Each of us exists in three-dimensional, physical space. But, as a constellation of everyday digital phenomena rewires our lives, we are increasingly coaxed from the containment of our predigital selves into a wonderful and eerie fourth dimension, a world of ceaseless communication, instant information, and global connection.
Our portals to this new world have been wedged open, and the silhouette of a figure is slowly taking shape. But what does it feel like to be four-dimensional? How do digital technologies influence the rhythms of our thoughts, the style and tilt of our consciousness? What new sensitivities and sensibilities are emerging with our exposure to the delights, sorrows, and anxieties of a networked world? And how do we live in public with these recoded private lives?

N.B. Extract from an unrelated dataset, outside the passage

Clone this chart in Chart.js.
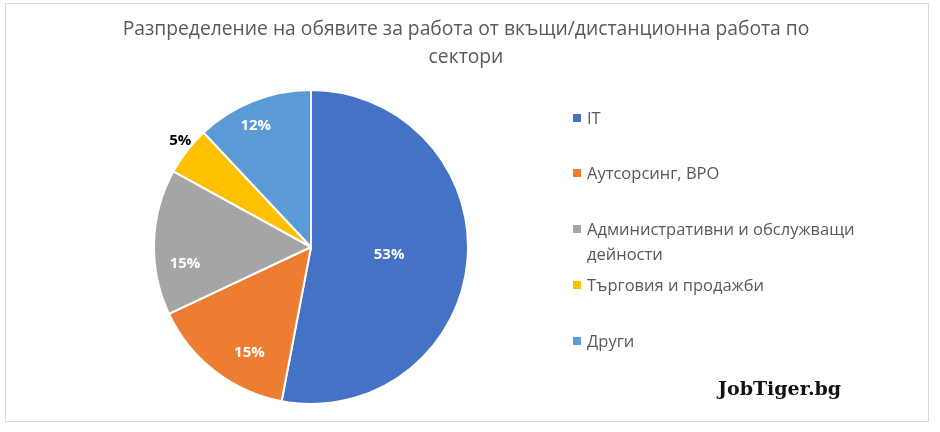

Laurence Scott—hailed as a "New Generation Thinker" by the Arts and Humanities Research Council and the BBC—shows how this four-dimensional life is dramatically changing us by redefining our social lives and extending the limits of our presence in the world. Blending tech-philosophy with insights on everything from Seinfeld to the fall of Gaddafi, Scott stands with a rising generation of social critics hoping to understand our new reality. His virtuosic debut is a revelatory and original exploration of life in the digital age.
Scott, an essayist and critic, offers a rich phenomenology of living in the digital age and its radical reshaping of fundamental human experiences. Based on the premise that "a culture reveals much about itself by the metaphors it uses," Scott sees in the early Internet conceptualized by denizens as a "mode of transportation" for anonymous, disembodied selves a parallel to the late-Victorian fascination with "the fourth dimension," popularly understood as "a space into which one might travel, a world that could be reached if only the right conduit or portal could be found." But when the "civic and commercial conservatism" of late capitalism "fuses with the true radicalism of digital life," the result is our current claustrophobia. Scott sketches the artistic, political, and environmental corollaries to show how "digital life is inherently suited to a language of the macabre and the monstrous." His keen attention to our digital diction is at its best in a brilliant analysis of our tendency to tag variegated online browsing as kinds of porn. Unlike many literary grumps, Scott writes eruditely from an embedded perspective shared by anyone who has ever settled an argument with a quick search of IMDb. Greek mythology and Dorian Gray come into play, not as fearful salvos against imagined hordes of digital barbarians, but rather used alongside pop culture as living artifacts whose interpretive value is up to the task of better understanding our lives now. Scott's sharp eye for irony and great wit make this debut a lively contribution to the conversation about the effects of the Internet on society.